Vor allem aber dachte ich bei „Literat der Loser“, dass ja ich, der mit meinem Freund Matthias Penzel eine Biografie über Jörg Fauser geschrieben und auf Anfrage immer preisende Worte für ihn gefunden hatte, dann ja einer ebendieser Loser sein musste, den Christiane Rösinger für das Westberlin der späten 1980er Jahre als „männlich, zwischen 25 und 35 Jahre alt und von düsterem, leicht verwahrlostem Äußeren“ beschrieben hat: „In Fauser-Leserkreisen war es nicht en vogue in Gesellschaft lustig, charmant oder gar höflich und unterhaltsam zu sein. Fauser-Leser waren einsame Wölfe, die gern schweigend allein am Tresen vor einem Glas Whisky saßen.“

Aber in den späten 1980er Jahren war ich doch ein in einem Schwabinger Off-Theater-Café abhängender Postabiturient, der die Gesellschaft lustiger Mädchen der trister Buben um Längen vorzog. Gewiss habe ich dort auch erste, ernsthafte Alkoholiker kennengelernt und seit zwanzig Jahren ihre Wunden leckende Alt-68er. Vor allem aber war ich stolz, mit dem fabelhaften Trinker und Dramatiker Martin Sperr an einem Tisch sitzen zu dürfen – und verklemmt-erleichtert, dass seine Anmache nie über ein lustiges „Dich würde ich auch gern mal überbügeln“ hinausging.

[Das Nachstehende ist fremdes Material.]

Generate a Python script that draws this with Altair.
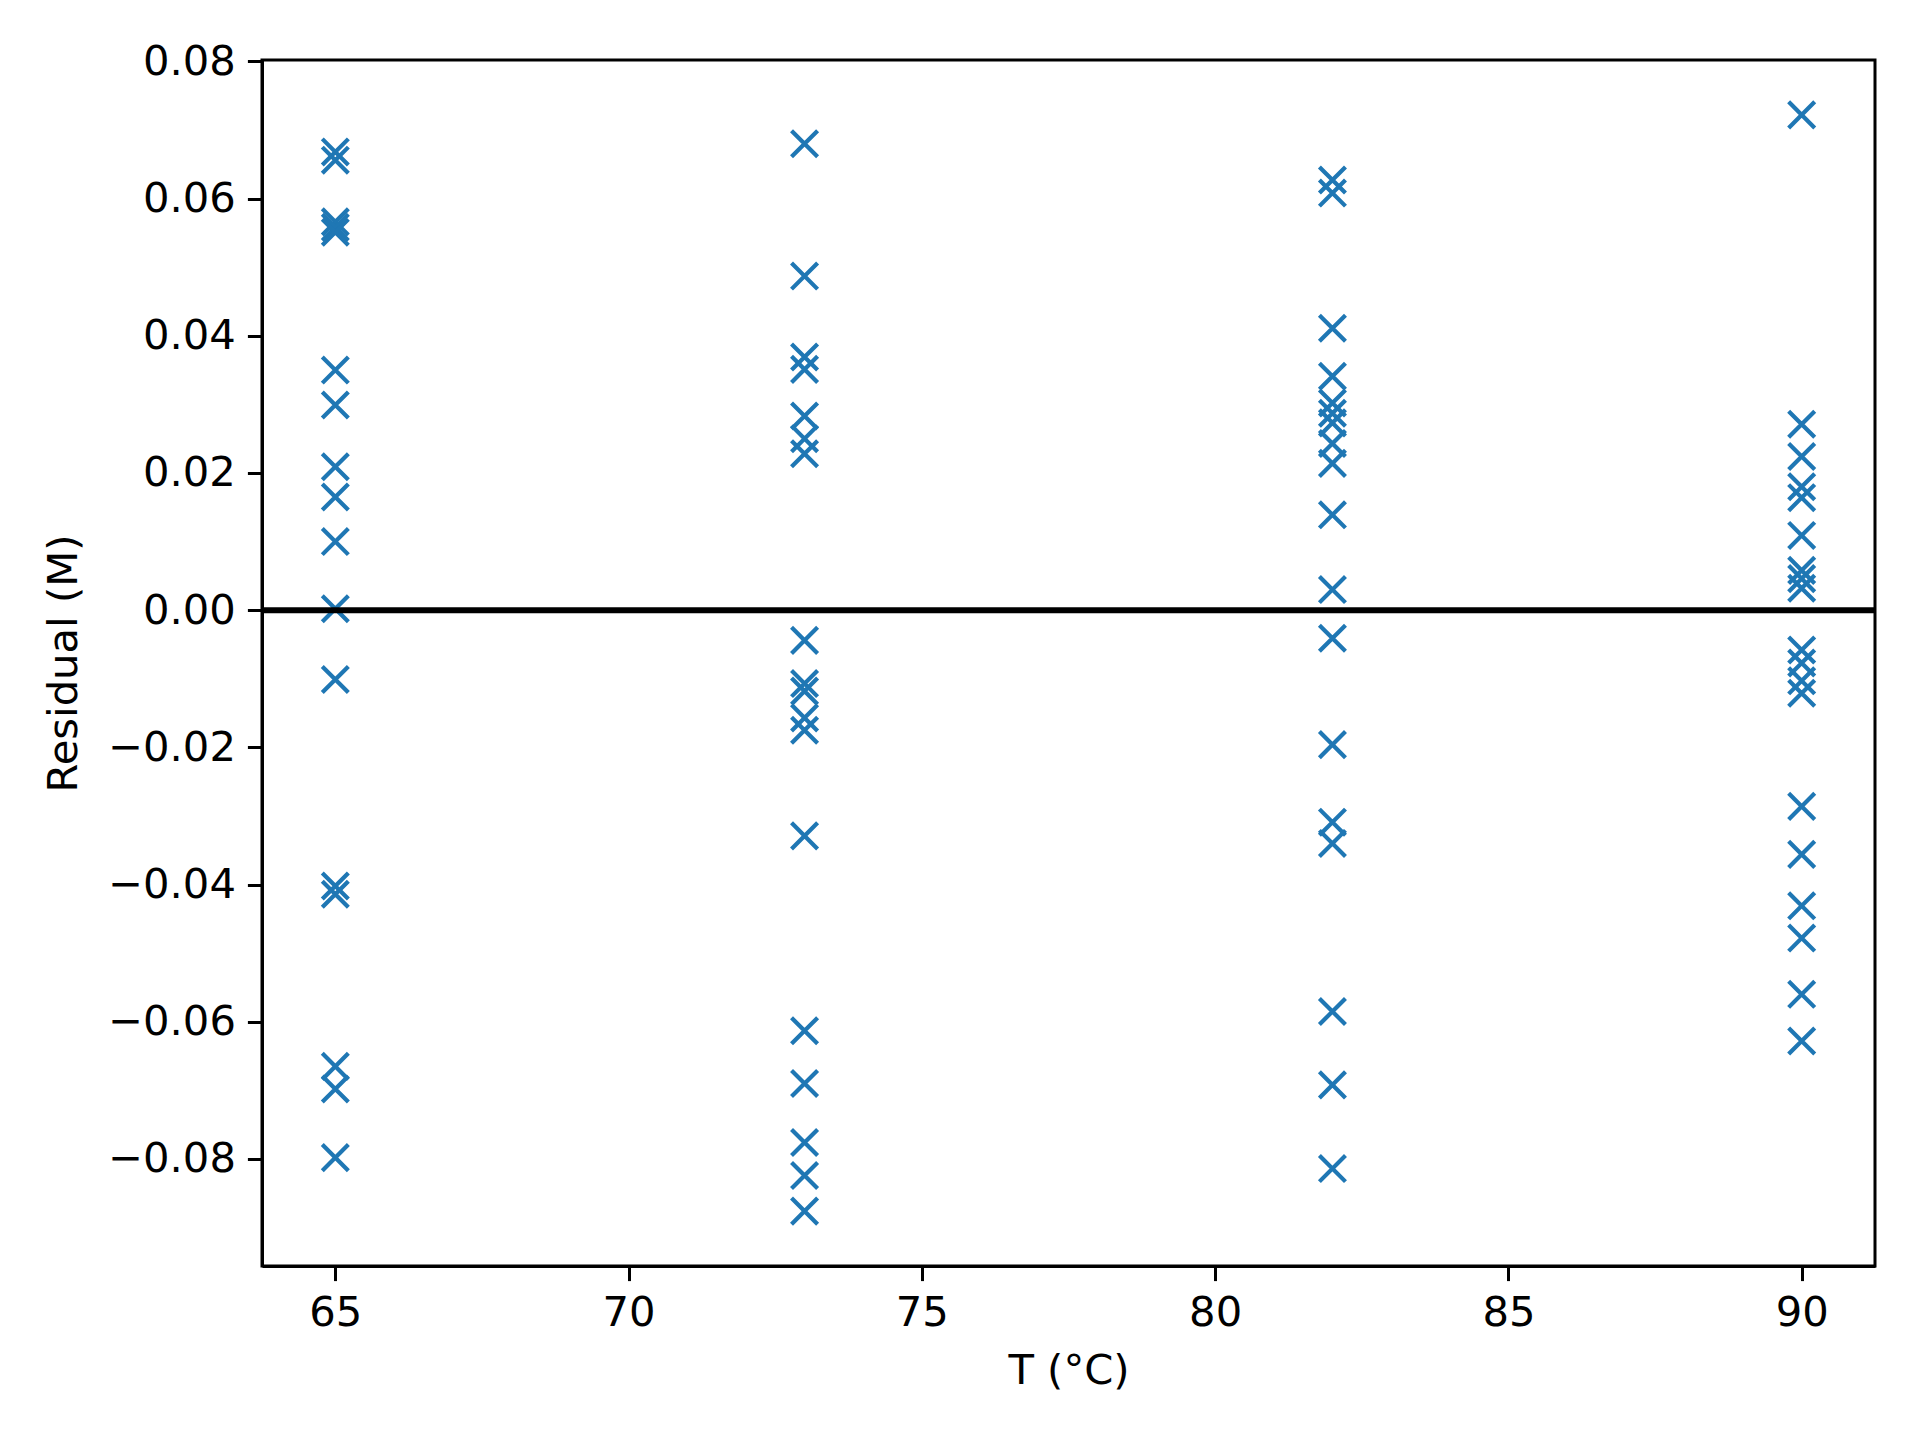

Ein Umweg führte zu Fauser

Von Fausers Leben und Tod in meiner Geburtsstadt München habe ich so wenig mitbekommen wie von der ersten Edition seiner Werke, die sein Freund, der Bukowski-Übersetzer und literarische Agent Carl Weissner 1990 herausbrachte. Viel später erst, als ich vor dem totsanierten Apartmenthaus in Schwabing stand, in dem Fauser in den späten 1970er Jahren wohnte, dachte ich, dass ich ihn bestimmt mal gesehen hatte als Kind: ich im „Venezia“ am Kurfürstenplatz (das es noch gibt) Eis schleckend – drei Kugeln 1 DM – und er im Stehausschank gegenüber (den es selbstredend nicht mehr gibt) ein schnelles Bier trinkend, Preis unbekannt.

Jörg Fauser wird am 16.7.1944 in Bad Schwalbach/Taunus geboren. Bereits als Kind wirkt er bei Hörfunkproduktionen mit, als Teenager veröffentlicht er Gedichte und Zeitungsartikel.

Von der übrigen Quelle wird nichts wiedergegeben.